In the entries that follow, the first line to write out is the one containing "Write a Python", and the last is the one containing "import plotly.graph_objects as go". Reproduce that stretch exactly, with nothing before or after it.

--------------------

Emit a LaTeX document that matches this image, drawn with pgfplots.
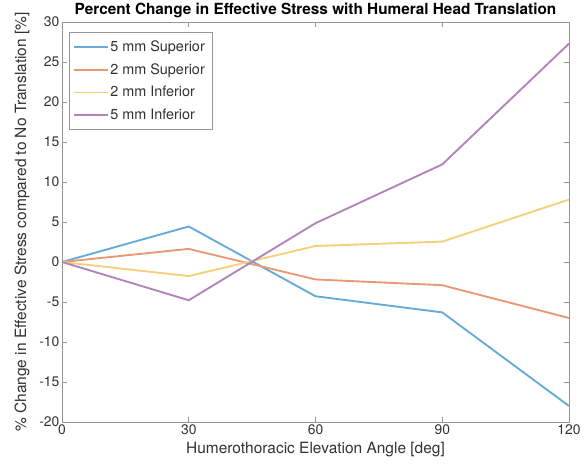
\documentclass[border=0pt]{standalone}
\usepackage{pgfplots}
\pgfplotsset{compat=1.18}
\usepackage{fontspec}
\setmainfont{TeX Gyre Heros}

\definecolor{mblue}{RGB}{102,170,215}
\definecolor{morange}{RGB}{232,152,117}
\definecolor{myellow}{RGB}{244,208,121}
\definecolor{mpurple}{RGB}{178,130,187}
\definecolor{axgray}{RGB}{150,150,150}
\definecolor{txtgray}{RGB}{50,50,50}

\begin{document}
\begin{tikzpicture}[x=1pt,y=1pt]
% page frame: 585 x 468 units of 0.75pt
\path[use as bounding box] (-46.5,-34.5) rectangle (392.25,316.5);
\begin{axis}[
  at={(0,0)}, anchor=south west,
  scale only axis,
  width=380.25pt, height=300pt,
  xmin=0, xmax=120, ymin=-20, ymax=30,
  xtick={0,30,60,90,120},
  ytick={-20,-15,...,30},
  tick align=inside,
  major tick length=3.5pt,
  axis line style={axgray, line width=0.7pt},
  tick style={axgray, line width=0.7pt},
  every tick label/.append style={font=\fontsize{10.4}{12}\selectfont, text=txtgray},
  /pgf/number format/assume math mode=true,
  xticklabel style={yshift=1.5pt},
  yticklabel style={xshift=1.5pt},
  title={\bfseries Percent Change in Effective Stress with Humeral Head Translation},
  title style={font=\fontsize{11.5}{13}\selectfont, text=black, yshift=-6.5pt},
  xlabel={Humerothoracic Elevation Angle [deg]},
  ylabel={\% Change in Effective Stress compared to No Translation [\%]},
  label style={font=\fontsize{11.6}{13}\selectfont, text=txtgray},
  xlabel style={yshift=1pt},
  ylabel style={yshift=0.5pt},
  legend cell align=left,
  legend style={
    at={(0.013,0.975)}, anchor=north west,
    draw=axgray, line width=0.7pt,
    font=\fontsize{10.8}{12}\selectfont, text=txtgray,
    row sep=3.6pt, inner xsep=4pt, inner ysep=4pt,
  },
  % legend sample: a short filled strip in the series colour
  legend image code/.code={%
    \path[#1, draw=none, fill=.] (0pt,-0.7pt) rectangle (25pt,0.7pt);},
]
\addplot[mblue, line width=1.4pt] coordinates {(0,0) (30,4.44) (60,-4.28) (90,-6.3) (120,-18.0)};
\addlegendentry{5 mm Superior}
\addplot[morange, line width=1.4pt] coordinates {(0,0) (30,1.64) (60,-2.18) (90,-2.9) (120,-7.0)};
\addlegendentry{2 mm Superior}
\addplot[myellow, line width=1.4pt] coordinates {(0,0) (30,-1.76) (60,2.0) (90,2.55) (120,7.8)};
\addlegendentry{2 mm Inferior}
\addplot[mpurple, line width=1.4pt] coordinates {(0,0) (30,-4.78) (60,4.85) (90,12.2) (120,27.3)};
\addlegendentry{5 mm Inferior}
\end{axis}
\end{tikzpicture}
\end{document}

--------------------

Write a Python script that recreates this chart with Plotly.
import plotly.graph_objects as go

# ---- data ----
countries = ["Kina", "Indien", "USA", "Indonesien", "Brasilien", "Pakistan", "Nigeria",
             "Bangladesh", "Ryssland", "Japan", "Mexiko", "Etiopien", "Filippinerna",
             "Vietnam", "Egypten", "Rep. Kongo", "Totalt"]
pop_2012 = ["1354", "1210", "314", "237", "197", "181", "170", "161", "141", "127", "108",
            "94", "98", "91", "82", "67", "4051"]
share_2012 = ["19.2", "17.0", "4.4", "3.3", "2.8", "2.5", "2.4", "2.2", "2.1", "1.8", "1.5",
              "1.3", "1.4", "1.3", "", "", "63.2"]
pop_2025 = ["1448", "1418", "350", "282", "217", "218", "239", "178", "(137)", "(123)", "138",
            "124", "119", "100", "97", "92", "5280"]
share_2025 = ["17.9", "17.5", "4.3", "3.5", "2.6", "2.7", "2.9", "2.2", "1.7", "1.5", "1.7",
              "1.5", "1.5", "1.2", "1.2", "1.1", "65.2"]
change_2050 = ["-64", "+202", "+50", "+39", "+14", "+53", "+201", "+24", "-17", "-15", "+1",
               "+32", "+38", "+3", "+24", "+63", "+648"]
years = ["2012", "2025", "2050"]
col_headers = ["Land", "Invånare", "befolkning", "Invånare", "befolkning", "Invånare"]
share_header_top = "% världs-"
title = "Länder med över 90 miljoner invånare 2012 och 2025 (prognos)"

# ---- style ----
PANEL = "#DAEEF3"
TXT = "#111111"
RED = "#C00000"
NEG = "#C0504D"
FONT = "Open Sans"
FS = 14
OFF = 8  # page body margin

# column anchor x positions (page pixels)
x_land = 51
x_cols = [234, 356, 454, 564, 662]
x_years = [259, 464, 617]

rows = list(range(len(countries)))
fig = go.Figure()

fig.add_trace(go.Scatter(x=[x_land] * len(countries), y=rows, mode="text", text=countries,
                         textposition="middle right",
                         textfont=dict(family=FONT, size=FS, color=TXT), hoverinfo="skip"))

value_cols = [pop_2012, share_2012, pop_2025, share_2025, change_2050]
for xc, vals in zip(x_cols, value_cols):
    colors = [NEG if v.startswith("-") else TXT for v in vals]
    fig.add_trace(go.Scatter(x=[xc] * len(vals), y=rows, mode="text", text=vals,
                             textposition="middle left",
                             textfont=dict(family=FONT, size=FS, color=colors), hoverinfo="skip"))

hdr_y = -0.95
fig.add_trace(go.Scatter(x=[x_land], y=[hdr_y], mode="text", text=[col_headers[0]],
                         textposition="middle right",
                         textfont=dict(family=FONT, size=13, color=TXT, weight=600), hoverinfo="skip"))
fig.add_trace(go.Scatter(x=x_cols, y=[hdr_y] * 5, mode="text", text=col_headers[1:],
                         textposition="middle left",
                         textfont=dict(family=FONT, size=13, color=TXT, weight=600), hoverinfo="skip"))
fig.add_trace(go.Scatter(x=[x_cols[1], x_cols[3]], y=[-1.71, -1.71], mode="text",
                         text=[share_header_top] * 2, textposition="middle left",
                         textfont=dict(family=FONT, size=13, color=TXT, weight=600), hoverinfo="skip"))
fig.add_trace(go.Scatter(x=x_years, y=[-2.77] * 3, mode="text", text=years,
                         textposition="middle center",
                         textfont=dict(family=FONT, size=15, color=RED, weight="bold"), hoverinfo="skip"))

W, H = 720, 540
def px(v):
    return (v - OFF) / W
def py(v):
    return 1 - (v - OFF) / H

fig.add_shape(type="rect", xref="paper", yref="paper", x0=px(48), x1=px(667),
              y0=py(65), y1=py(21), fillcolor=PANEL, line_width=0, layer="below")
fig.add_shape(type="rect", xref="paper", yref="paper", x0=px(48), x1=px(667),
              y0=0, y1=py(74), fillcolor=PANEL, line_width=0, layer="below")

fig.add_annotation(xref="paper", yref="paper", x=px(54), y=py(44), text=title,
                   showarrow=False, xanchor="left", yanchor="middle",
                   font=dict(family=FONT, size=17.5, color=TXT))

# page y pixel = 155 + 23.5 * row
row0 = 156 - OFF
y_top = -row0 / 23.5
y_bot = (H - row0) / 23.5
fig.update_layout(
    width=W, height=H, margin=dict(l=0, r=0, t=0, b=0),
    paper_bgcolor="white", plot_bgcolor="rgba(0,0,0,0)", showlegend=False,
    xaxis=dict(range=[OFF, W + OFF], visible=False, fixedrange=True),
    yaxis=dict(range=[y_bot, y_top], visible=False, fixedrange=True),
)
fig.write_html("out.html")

--------------------

### EXPECTED ANSWER
Write a Python script that recreates this chart with Plotly.
import plotly.graph_objects as go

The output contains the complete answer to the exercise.